Here is what stays completely private: the content of your onboarding conversation, your match feedback, your portrait data, and any preferences you've shared with the AI. These exist to improve your matches. They are never shown to another user.
The transparency difference
The issue with most dating app privacy practices isn't that they're technically illegal. Most of the data collection described above is covered somewhere in a privacy policy. The issue is that the privacy policies are designed to be technically compliant while remaining practically unreadable.
A 2024 study by researchers at the University of Zurich found that the average dating app privacy policy requires a university-level reading comprehension and takes 23 minutes to read in full (Ermakova et al., 2024, Proceedings on Privacy Enhancing Technologies). The researchers concluded that "informed consent" as currently implemented in dating apps is "largely fictional."
We think this is a solvable problem. Not with a shorter privacy policy (though ours is shorter), but with a different relationship to data altogether.

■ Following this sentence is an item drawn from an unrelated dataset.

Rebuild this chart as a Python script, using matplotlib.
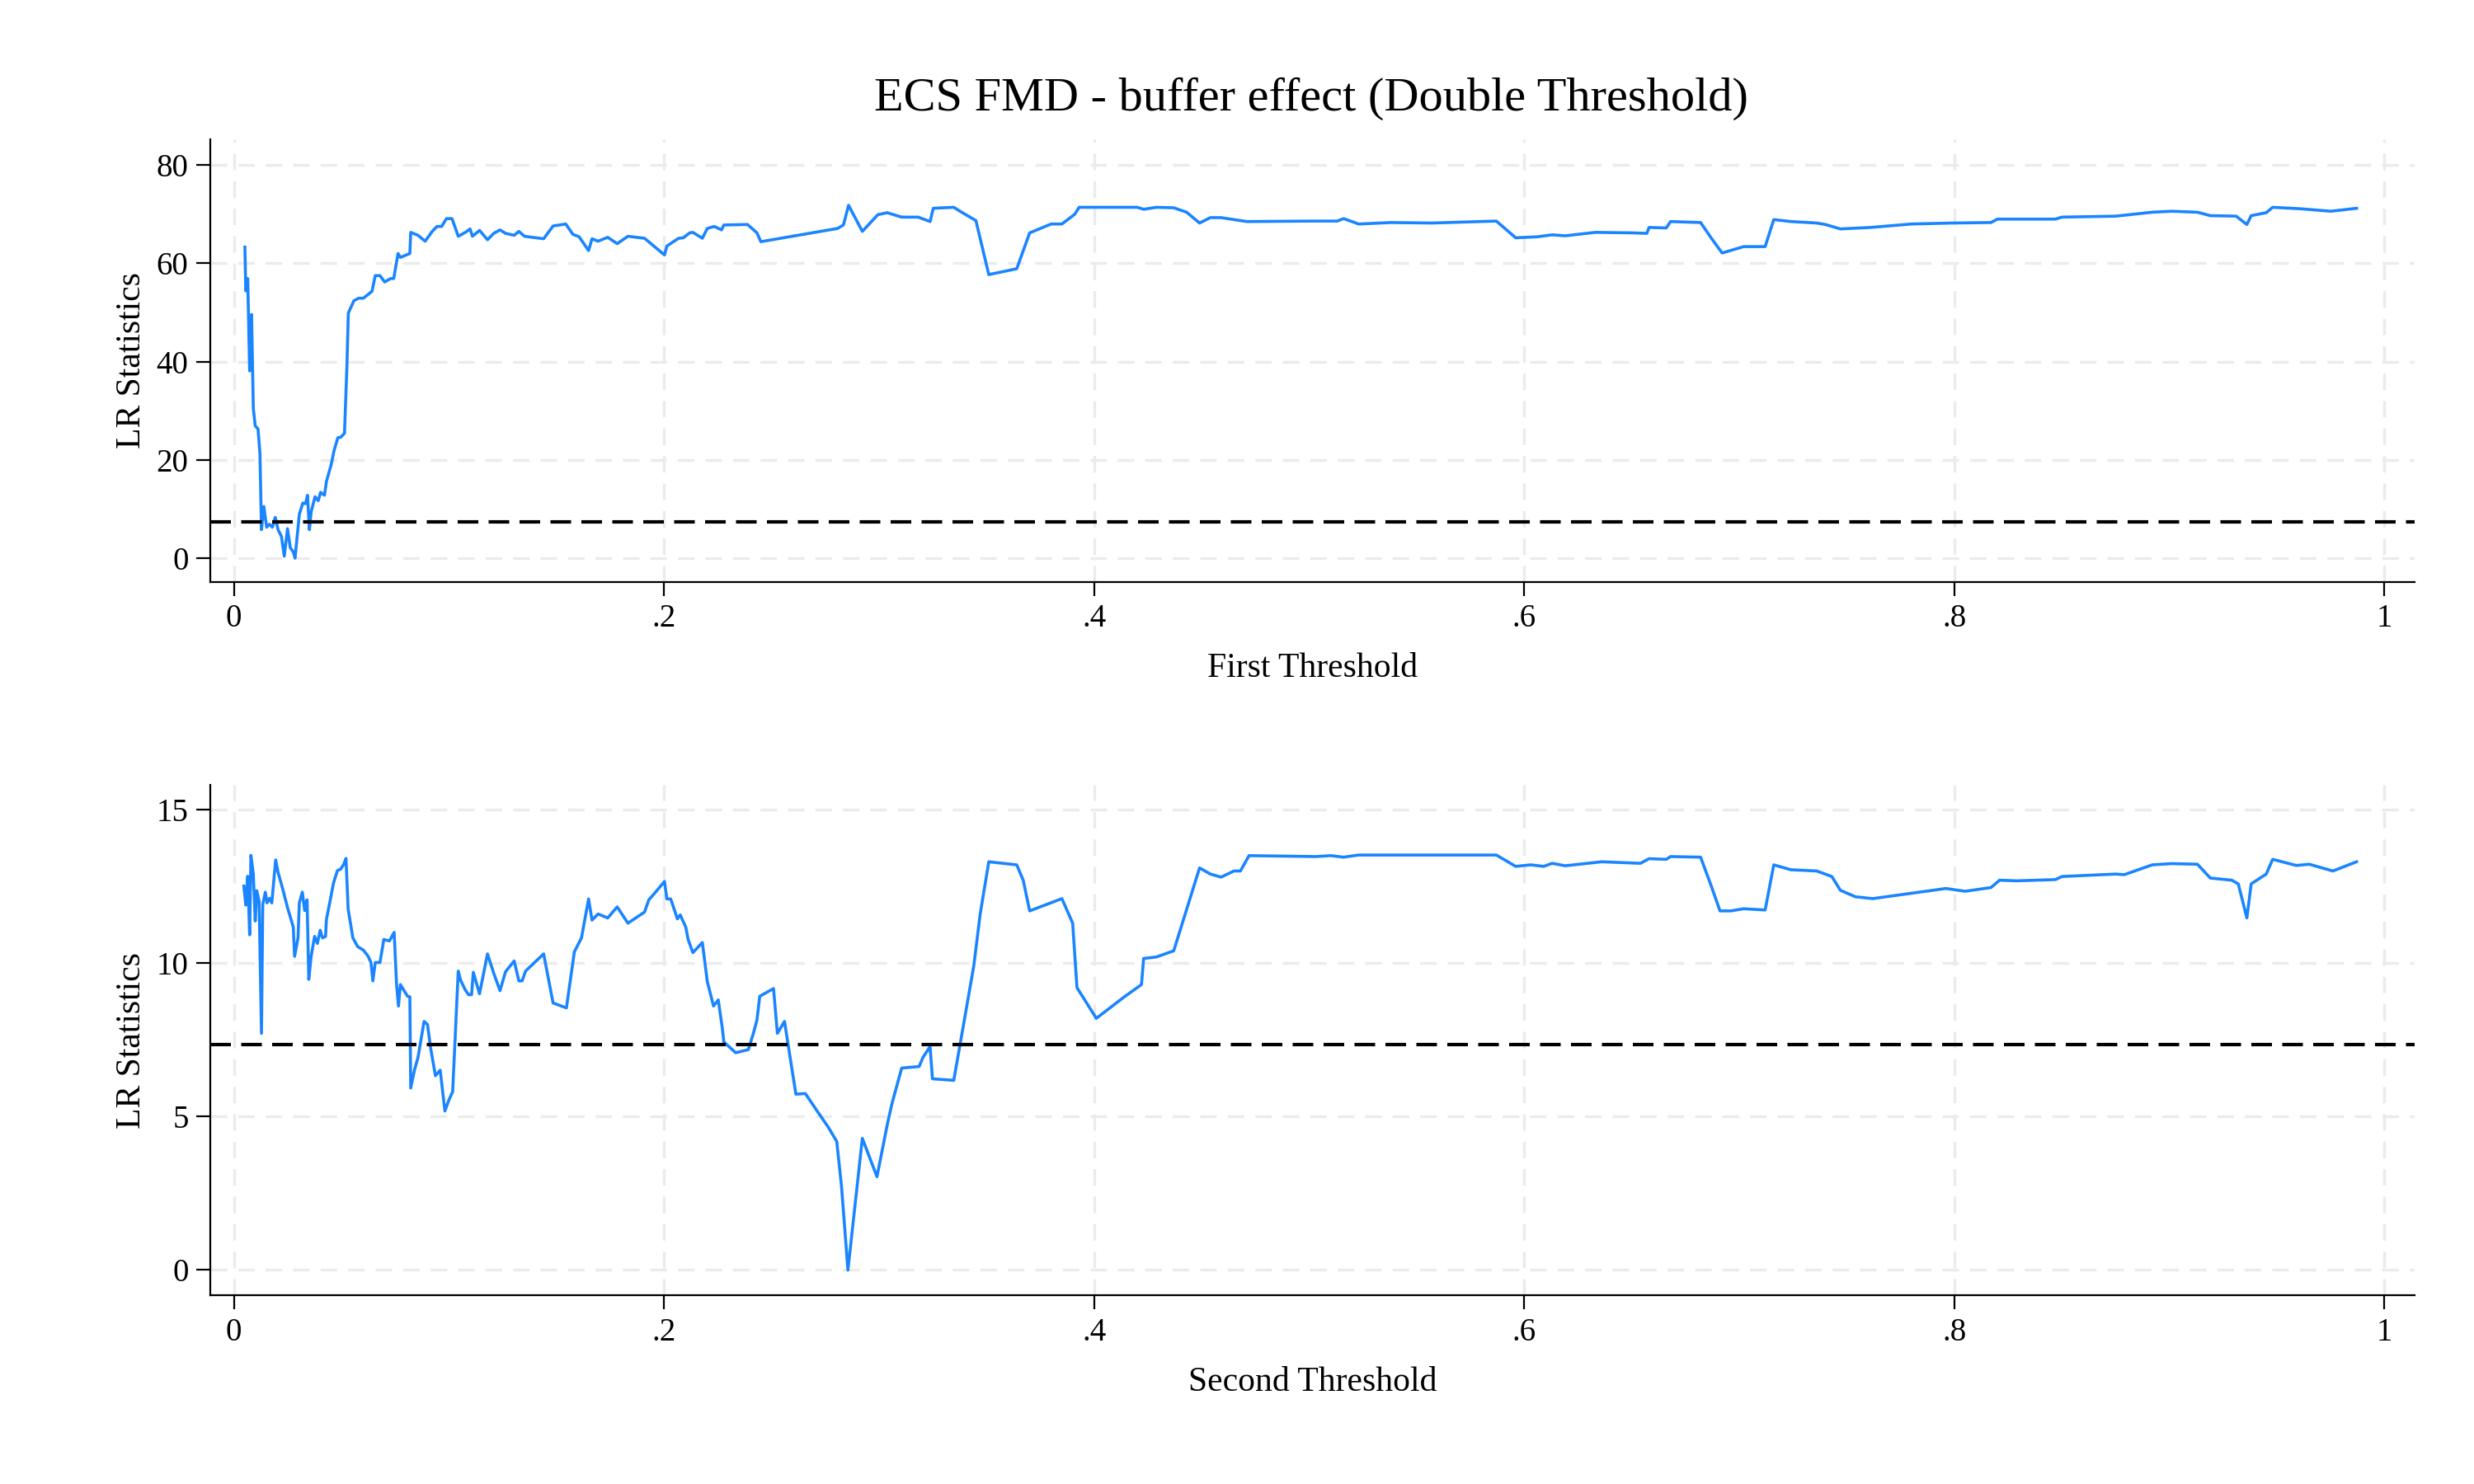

If your business model depends on advertising, you need data to sell. If your business model depends on subscriptions, you need users who trust you enough to pay. We chose the second model deliberately because it aligns our incentives with yours. We make money when you value the service. Not when we sell your attention to advertisers.
Your dating life is private. The conversations you have with someone you're interested in are private. The things you told an AI about how you think and what matters to you are private. We believe those things should stay that way, and we built our entire technical architecture to make sure they do.
A simple test
Next time you open a dating app, try this: go to Settings, find the privacy section, and request a copy of your data. See how long it takes. See how many pages come back. See how many companies your data has been shared with.
Then ask yourself whether that's the deal you thought you were making when you uploaded a few photos and wrote a bio.
You deserve to know what you're giving away. And you deserve an app that doesn't ask you to give away so much in the first place.